What the task asks: Word for word, transcribe the lines below and drop the pictures.

Dataset section:
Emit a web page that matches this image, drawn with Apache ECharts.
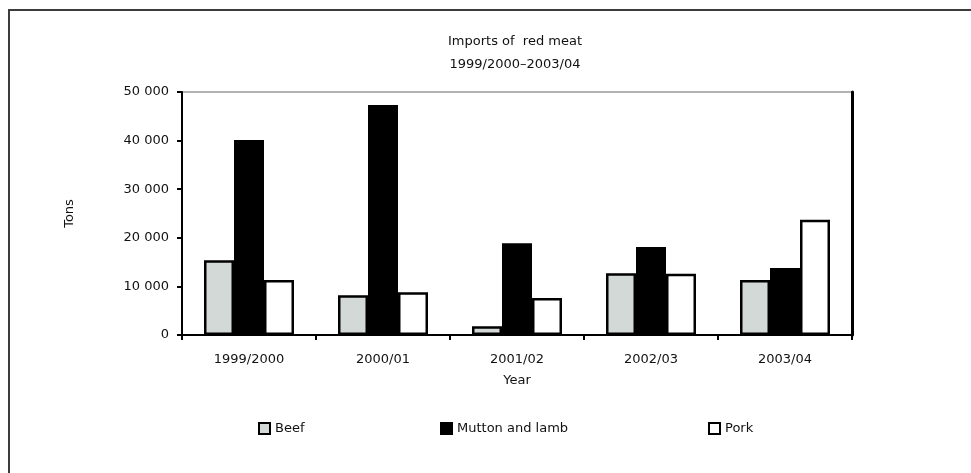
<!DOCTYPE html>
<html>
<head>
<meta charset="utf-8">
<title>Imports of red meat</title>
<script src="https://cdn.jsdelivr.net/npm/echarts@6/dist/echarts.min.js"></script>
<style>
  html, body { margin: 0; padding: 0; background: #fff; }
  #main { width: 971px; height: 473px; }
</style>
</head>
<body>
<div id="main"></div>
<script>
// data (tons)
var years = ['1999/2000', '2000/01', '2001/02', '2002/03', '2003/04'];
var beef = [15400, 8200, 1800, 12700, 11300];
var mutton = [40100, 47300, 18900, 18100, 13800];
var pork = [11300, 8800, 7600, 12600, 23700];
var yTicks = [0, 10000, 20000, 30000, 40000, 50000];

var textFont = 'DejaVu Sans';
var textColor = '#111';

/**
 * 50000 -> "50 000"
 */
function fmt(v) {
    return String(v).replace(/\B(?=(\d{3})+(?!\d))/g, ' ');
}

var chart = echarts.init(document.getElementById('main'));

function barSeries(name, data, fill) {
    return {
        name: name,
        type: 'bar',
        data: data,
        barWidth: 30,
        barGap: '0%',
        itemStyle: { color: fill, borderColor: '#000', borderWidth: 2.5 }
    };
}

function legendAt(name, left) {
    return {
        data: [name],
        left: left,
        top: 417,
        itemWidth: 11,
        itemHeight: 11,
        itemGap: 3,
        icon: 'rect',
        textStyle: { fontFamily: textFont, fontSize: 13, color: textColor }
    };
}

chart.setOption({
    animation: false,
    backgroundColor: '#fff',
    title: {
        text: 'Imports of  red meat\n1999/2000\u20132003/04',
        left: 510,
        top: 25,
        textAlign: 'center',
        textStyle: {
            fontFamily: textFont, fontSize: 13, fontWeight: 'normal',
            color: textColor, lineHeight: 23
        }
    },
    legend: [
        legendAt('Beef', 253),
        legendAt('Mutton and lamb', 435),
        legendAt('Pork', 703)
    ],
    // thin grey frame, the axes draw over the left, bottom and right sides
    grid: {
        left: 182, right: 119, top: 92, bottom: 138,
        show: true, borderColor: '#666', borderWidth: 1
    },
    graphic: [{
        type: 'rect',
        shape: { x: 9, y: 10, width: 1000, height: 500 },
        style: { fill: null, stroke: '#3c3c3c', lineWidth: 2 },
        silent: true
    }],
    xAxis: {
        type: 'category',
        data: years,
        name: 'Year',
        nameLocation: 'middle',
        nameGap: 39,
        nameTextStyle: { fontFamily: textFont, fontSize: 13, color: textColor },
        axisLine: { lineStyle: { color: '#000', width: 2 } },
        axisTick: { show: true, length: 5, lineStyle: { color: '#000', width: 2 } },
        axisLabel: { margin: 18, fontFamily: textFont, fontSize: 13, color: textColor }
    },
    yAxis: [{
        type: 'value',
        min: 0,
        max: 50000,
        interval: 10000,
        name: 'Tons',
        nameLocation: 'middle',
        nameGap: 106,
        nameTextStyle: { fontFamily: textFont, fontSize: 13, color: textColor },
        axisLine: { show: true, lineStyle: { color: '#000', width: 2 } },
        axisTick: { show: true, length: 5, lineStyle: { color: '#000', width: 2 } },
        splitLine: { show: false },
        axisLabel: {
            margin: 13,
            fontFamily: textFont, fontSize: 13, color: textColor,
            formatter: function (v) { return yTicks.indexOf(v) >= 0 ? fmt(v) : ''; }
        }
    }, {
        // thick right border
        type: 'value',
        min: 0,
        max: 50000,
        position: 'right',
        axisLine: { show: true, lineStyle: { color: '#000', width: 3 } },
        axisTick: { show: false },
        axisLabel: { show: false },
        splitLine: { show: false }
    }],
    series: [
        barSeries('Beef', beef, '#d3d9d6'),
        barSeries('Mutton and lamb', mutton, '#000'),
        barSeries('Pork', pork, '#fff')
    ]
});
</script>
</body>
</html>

Solution for this task:
Emit a web page that matches this image, drawn with Apache ECharts.
<!DOCTYPE html>
<html>
<head>
<meta charset="utf-8">
<title>Imports of red meat</title>
<script src="https://cdn.jsdelivr.net/npm/echarts@6/dist/echarts.min.js"></script>
<style>
  html, body { margin: 0; padding: 0; background: #fff; }
  #main { width: 971px; height: 473px; }
</style>
</head>
<body>
<div id="main"></div>
<script>
// data (tons)
var years = ['1999/2000', '2000/01', '2001/02', '2002/03', '2003/04'];
var beef = [15400, 8200, 1800, 12700, 11300];
var mutton = [40100, 47300, 18900, 18100, 13800];
var pork = [11300, 8800, 7600, 12600, 23700];
var yTicks = [0, 10000, 20000, 30000, 40000, 50000];

var textFont = 'DejaVu Sans';
var textColor = '#111';

/**
 * 50000 -> "50 000"
 */
function fmt(v) {
    return String(v).replace(/\B(?=(\d{3})+(?!\d))/g, ' ');
}

var chart = echarts.init(document.getElementById('main'));

function barSeries(name, data, fill) {
    return {
        name: name,
        type: 'bar',
        data: data,
        barWidth: 30,
        barGap: '0%',
        itemStyle: { color: fill, borderColor: '#000', borderWidth: 2.5 }
    };
}

function legendAt(name, left) {
    return {
        data: [name],
        left: left,
        top: 417,
        itemWidth: 11,
        itemHeight: 11,
        itemGap: 3,
        icon: 'rect',
        textStyle: { fontFamily: textFont, fontSize: 13, color: textColor }
    };
}

chart.setOption({
    animation: false,
    backgroundColor: '#fff',
    title: {
        text: 'Imports of  red meat\n1999/2000\u20132003/04',
        left: 510,
        top: 25,
        textAlign: 'center',
        textStyle: {
            fontFamily: textFont, fontSize: 13, fontWeight: 'normal',
            color: textColor, lineHeight: 23
        }
    },
    legend: [
        legendAt('Beef', 253),
        legendAt('Mutton and lamb', 435),
        legendAt('Pork', 703)
    ],
    // thin grey frame, the axes draw over the left, bottom and right sides
    grid: {
        left: 182, right: 119, top: 92, bottom: 138,
        show: true, borderColor: '#666', borderWidth: 1
    },
    graphic: [{
        type: 'rect',
        shape: { x: 9, y: 10, width: 1000, height: 500 },
        style: { fill: null, stroke: '#3c3c3c', lineWidth: 2 },
        silent: true
    }],
    xAxis: {
        type: 'category',
        data: years,
        name: 'Year',
        nameLocation: 'middle',
        nameGap: 39,
        nameTextStyle: { fontFamily: textFont, fontSize: 13, color: textColor },
        axisLine: { lineStyle: { color: '#000', width: 2 } },
        axisTick: { show: true, length: 5, lineStyle: { color: '#000', width: 2 } },
        axisLabel: { margin: 18, fontFamily: textFont, fontSize: 13, color: textColor }
    },
    yAxis: [{
        type: 'value',
        min: 0,
        max: 50000,
        interval: 10000,
        name: 'Tons',
        nameLocation: 'middle',
        nameGap: 106,
        nameTextStyle: { fontFamily: textFont, fontSize: 13, color: textColor },
        axisLine: { show: true, lineStyle: { color: '#000', width: 2 } },
        axisTick: { show: true, length: 5, lineStyle: { color: '#000', width: 2 } },
        splitLine: { show: false },
        axisLabel: {
            margin: 13,
            fontFamily: textFont, fontSize: 13, color: textColor,
            formatter: function (v) { return yTicks.indexOf(v) >= 0 ? fmt(v) : ''; }
        }
    }, {
        // thick right border
        type: 'value',
        min: 0,
        max: 50000,
        position: 'right',
        axisLine: { show: true, lineStyle: { color: '#000', width: 3 } },
        axisTick: { show: false },
        axisLabel: { show: false },
        splitLine: { show: false }
    }],
    series: [
        barSeries('Beef', beef, '#d3d9d6'),
        barSeries('Mutton and lamb', mutton, '#000'),
        barSeries('Pork', pork, '#fff')
    ]
});
</script>
</body>
</html>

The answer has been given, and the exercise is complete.